Objective: Restate the data exactly as given and keep the pictures out.

Data:

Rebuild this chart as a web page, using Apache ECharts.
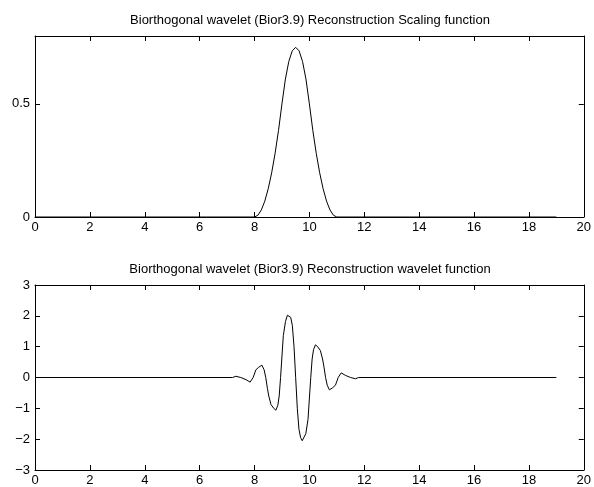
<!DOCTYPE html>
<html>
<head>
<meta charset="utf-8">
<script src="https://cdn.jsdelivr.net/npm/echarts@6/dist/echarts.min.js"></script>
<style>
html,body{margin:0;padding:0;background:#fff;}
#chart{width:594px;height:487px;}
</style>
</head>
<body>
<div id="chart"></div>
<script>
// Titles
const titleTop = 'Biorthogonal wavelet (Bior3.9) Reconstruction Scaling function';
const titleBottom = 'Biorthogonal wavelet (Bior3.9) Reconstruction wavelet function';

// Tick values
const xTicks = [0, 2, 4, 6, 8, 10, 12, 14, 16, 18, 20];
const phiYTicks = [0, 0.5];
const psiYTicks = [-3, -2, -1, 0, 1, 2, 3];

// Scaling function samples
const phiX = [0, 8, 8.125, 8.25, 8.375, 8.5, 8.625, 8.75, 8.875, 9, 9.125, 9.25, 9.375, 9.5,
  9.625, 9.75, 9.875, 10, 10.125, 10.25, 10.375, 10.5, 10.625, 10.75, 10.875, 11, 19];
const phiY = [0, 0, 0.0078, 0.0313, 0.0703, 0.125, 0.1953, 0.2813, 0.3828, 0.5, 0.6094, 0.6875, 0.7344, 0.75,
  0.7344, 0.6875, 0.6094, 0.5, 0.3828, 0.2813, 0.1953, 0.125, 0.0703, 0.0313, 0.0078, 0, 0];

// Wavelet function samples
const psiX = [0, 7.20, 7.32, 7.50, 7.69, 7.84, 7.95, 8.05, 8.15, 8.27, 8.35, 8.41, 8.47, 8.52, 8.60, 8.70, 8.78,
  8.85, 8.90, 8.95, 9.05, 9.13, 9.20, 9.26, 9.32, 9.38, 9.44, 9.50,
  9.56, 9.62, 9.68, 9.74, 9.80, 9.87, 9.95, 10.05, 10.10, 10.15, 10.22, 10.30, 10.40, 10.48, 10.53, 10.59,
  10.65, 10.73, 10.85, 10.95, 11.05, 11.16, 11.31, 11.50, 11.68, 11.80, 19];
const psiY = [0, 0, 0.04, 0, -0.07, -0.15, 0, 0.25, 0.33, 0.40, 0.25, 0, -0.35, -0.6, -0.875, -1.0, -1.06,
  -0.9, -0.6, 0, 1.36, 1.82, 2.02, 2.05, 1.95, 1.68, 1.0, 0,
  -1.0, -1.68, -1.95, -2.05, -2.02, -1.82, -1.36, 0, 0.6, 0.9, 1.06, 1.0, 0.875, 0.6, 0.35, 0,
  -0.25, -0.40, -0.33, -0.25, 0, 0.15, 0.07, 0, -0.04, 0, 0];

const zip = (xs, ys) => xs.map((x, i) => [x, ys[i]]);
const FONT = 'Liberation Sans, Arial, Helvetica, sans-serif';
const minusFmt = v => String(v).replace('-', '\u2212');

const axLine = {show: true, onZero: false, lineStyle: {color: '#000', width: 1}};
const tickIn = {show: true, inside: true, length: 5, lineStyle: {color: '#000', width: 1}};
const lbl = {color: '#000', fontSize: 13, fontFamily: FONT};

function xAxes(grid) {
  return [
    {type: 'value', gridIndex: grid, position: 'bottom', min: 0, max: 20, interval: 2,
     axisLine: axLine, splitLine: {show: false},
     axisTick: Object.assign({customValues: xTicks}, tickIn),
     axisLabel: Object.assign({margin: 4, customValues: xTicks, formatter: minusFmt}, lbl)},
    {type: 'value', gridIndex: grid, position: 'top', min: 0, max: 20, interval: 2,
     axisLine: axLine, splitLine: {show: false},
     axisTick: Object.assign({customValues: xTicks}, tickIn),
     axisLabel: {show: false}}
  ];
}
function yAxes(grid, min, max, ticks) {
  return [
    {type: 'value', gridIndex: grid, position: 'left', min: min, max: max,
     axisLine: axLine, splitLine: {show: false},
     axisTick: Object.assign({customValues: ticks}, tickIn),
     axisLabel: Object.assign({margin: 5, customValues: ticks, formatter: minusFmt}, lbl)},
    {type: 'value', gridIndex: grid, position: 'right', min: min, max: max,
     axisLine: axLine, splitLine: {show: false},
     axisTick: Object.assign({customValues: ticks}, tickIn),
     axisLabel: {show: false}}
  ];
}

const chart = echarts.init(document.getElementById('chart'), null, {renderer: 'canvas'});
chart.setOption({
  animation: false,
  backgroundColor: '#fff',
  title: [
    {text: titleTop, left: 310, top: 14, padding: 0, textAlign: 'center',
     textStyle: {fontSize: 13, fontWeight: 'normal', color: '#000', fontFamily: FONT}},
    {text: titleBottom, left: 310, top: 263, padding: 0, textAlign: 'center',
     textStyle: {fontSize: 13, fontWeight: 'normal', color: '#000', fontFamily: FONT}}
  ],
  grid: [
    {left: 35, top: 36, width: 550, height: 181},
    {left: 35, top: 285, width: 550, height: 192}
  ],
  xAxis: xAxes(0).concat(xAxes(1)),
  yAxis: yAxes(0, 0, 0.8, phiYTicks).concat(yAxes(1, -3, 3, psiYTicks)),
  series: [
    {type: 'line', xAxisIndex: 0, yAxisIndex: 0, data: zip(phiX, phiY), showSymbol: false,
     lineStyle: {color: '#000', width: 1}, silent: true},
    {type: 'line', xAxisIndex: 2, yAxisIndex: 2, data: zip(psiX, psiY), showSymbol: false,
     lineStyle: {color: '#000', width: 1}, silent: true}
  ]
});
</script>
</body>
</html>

Full output:
Rebuild this chart as a web page, using Apache ECharts.
<!DOCTYPE html>
<html>
<head>
<meta charset="utf-8">
<script src="https://cdn.jsdelivr.net/npm/echarts@6/dist/echarts.min.js"></script>
<style>
html,body{margin:0;padding:0;background:#fff;}
#chart{width:594px;height:487px;}
</style>
</head>
<body>
<div id="chart"></div>
<script>
// Titles
const titleTop = 'Biorthogonal wavelet (Bior3.9) Reconstruction Scaling function';
const titleBottom = 'Biorthogonal wavelet (Bior3.9) Reconstruction wavelet function';

// Tick values
const xTicks = [0, 2, 4, 6, 8, 10, 12, 14, 16, 18, 20];
const phiYTicks = [0, 0.5];
const psiYTicks = [-3, -2, -1, 0, 1, 2, 3];

// Scaling function samples
const phiX = [0, 8, 8.125, 8.25, 8.375, 8.5, 8.625, 8.75, 8.875, 9, 9.125, 9.25, 9.375, 9.5,
  9.625, 9.75, 9.875, 10, 10.125, 10.25, 10.375, 10.5, 10.625, 10.75, 10.875, 11, 19];
const phiY = [0, 0, 0.0078, 0.0313, 0.0703, 0.125, 0.1953, 0.2813, 0.3828, 0.5, 0.6094, 0.6875, 0.7344, 0.75,
  0.7344, 0.6875, 0.6094, 0.5, 0.3828, 0.2813, 0.1953, 0.125, 0.0703, 0.0313, 0.0078, 0, 0];

// Wavelet function samples
const psiX = [0, 7.20, 7.32, 7.50, 7.69, 7.84, 7.95, 8.05, 8.15, 8.27, 8.35, 8.41, 8.47, 8.52, 8.60, 8.70, 8.78,
  8.85, 8.90, 8.95, 9.05, 9.13, 9.20, 9.26, 9.32, 9.38, 9.44, 9.50,
  9.56, 9.62, 9.68, 9.74, 9.80, 9.87, 9.95, 10.05, 10.10, 10.15, 10.22, 10.30, 10.40, 10.48, 10.53, 10.59,
  10.65, 10.73, 10.85, 10.95, 11.05, 11.16, 11.31, 11.50, 11.68, 11.80, 19];
const psiY = [0, 0, 0.04, 0, -0.07, -0.15, 0, 0.25, 0.33, 0.40, 0.25, 0, -0.35, -0.6, -0.875, -1.0, -1.06,
  -0.9, -0.6, 0, 1.36, 1.82, 2.02, 2.05, 1.95, 1.68, 1.0, 0,
  -1.0, -1.68, -1.95, -2.05, -2.02, -1.82, -1.36, 0, 0.6, 0.9, 1.06, 1.0, 0.875, 0.6, 0.35, 0,
  -0.25, -0.40, -0.33, -0.25, 0, 0.15, 0.07, 0, -0.04, 0, 0];

const zip = (xs, ys) => xs.map((x, i) => [x, ys[i]]);
const FONT = 'Liberation Sans, Arial, Helvetica, sans-serif';
const minusFmt = v => String(v).replace('-', '\u2212');

const axLine = {show: true, onZero: false, lineStyle: {color: '#000', width: 1}};
const tickIn = {show: true, inside: true, length: 5, lineStyle: {color: '#000', width: 1}};
const lbl = {color: '#000', fontSize: 13, fontFamily: FONT};

function xAxes(grid) {
  return [
    {type: 'value', gridIndex: grid, position: 'bottom', min: 0, max: 20, interval: 2,
     axisLine: axLine, splitLine: {show: false},
     axisTick: Object.assign({customValues: xTicks}, tickIn),
     axisLabel: Object.assign({margin: 4, customValues: xTicks, formatter: minusFmt}, lbl)},
    {type: 'value', gridIndex: grid, position: 'top', min: 0, max: 20, interval: 2,
     axisLine: axLine, splitLine: {show: false},
     axisTick: Object.assign({customValues: xTicks}, tickIn),
     axisLabel: {show: false}}
  ];
}
function yAxes(grid, min, max, ticks) {
  return [
    {type: 'value', gridIndex: grid, position: 'left', min: min, max: max,
     axisLine: axLine, splitLine: {show: false},
     axisTick: Object.assign({customValues: ticks}, tickIn),
     axisLabel: Object.assign({margin: 5, customValues: ticks, formatter: minusFmt}, lbl)},
    {type: 'value', gridIndex: grid, position: 'right', min: min, max: max,
     axisLine: axLine, splitLine: {show: false},
     axisTick: Object.assign({customValues: ticks}, tickIn),
     axisLabel: {show: false}}
  ];
}

const chart = echarts.init(document.getElementById('chart'), null, {renderer: 'canvas'});
chart.setOption({
  animation: false,
  backgroundColor: '#fff',
  title: [
    {text: titleTop, left: 310, top: 14, padding: 0, textAlign: 'center',
     textStyle: {fontSize: 13, fontWeight: 'normal', color: '#000', fontFamily: FONT}},
    {text: titleBottom, left: 310, top: 263, padding: 0, textAlign: 'center',
     textStyle: {fontSize: 13, fontWeight: 'normal', color: '#000', fontFamily: FONT}}
  ],
  grid: [
    {left: 35, top: 36, width: 550, height: 181},
    {left: 35, top: 285, width: 550, height: 192}
  ],
  xAxis: xAxes(0).concat(xAxes(1)),
  yAxis: yAxes(0, 0, 0.8, phiYTicks).concat(yAxes(1, -3, 3, psiYTicks)),
  series: [
    {type: 'line', xAxisIndex: 0, yAxisIndex: 0, data: zip(phiX, phiY), showSymbol: false,
     lineStyle: {color: '#000', width: 1}, silent: true},
    {type: 'line', xAxisIndex: 2, yAxisIndex: 2, data: zip(psiX, psiY), showSymbol: false,
     lineStyle: {color: '#000', width: 1}, silent: true}
  ]
});
</script>
</body>
</html>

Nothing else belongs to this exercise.